**INSTRUCTIONS FOR THE TASK**:
Take the lines from the top down to and including the one with "from bokeh.resources import INLINE" and repeat them exactly. Omit images.

────────────────────

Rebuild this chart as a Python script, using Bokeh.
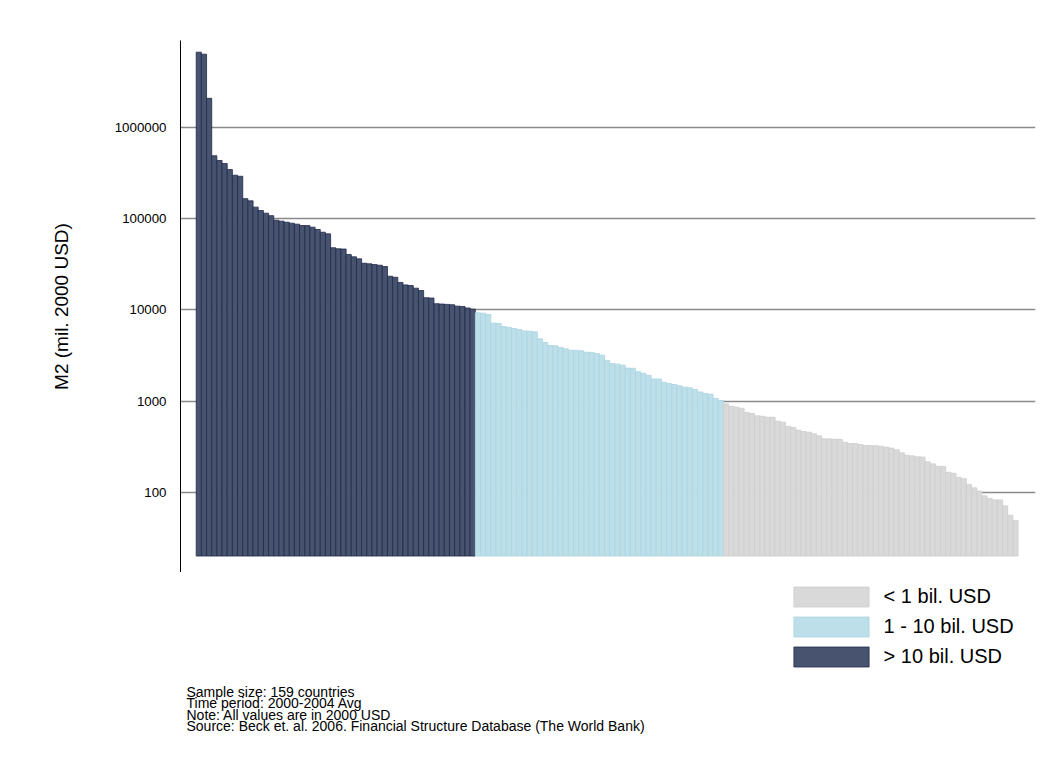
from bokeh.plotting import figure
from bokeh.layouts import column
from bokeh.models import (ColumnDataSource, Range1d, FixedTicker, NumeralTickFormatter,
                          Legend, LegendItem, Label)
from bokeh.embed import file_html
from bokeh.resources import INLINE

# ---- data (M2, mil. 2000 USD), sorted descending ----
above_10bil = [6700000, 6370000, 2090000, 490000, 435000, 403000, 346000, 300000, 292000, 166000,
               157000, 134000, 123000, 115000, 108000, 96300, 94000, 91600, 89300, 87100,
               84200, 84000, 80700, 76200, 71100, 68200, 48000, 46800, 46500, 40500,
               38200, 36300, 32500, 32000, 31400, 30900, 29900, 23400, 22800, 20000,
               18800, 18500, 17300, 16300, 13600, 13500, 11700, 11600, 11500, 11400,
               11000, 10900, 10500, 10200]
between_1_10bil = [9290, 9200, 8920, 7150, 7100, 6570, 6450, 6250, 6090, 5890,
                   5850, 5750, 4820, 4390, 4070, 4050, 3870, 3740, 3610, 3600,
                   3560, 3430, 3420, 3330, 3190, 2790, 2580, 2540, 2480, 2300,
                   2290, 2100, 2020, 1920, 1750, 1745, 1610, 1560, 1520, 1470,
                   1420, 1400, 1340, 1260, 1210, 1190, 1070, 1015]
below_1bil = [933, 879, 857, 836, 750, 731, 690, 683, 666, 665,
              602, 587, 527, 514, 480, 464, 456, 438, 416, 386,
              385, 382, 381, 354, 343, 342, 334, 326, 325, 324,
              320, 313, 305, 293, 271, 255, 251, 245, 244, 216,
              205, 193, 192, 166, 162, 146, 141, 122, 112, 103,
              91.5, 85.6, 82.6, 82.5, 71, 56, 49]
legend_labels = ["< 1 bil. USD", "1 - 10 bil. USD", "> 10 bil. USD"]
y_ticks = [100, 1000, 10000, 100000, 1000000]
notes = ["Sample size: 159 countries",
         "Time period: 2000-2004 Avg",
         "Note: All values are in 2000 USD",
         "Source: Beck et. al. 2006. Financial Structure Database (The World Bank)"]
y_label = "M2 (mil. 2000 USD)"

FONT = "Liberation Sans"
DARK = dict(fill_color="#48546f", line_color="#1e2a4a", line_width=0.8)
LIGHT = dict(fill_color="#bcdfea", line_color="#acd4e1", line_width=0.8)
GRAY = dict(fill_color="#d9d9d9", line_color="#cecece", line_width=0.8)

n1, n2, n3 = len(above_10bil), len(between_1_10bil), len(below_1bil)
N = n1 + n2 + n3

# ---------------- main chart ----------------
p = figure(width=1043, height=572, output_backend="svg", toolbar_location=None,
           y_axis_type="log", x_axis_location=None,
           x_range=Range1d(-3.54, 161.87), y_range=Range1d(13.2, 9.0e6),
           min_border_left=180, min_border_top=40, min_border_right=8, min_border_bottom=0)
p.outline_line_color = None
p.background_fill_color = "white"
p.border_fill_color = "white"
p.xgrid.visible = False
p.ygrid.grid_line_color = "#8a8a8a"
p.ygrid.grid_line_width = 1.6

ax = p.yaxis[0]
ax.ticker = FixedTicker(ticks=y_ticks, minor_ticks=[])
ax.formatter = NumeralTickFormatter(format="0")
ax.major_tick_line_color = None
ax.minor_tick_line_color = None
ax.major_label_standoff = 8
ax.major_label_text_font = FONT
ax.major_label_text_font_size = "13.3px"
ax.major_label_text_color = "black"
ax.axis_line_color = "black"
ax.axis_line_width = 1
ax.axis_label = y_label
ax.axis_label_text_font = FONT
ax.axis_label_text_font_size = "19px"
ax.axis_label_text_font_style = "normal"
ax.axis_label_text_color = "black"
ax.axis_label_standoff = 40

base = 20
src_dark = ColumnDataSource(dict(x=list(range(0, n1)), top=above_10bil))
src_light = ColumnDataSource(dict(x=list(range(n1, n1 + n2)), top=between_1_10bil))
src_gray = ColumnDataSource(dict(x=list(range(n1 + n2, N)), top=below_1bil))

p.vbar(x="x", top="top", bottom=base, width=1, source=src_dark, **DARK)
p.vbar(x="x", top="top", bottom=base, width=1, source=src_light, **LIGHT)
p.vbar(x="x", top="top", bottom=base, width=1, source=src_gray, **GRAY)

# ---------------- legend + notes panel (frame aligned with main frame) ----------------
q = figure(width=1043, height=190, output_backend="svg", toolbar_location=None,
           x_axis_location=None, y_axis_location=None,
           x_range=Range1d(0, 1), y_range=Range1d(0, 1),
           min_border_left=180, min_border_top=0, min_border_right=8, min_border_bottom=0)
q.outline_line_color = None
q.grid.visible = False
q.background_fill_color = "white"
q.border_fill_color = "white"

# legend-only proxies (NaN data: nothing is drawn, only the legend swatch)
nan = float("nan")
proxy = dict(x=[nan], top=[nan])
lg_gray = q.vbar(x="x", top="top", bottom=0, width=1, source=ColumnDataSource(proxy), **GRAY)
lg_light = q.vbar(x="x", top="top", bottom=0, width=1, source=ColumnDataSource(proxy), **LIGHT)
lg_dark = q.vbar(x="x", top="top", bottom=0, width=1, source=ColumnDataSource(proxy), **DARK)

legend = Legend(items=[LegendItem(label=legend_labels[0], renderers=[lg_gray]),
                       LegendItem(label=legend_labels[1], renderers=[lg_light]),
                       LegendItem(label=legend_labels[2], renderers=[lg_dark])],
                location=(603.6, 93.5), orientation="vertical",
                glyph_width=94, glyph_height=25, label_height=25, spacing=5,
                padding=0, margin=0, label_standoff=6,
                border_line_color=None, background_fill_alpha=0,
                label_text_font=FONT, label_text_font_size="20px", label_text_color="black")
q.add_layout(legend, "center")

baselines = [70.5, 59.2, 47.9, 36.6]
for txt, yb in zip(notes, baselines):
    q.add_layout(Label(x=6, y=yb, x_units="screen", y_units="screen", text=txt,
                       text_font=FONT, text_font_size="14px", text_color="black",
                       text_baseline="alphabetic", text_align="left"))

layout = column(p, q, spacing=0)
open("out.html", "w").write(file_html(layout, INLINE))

────────────────────

**RESPONSE TO THE TASK**:
Rebuild this chart as a Python script, using Bokeh.
from bokeh.plotting import figure
from bokeh.layouts import column
from bokeh.models import (ColumnDataSource, Range1d, FixedTicker, NumeralTickFormatter,
                          Legend, LegendItem, Label)
from bokeh.embed import file_html
from bokeh.resources import INLINE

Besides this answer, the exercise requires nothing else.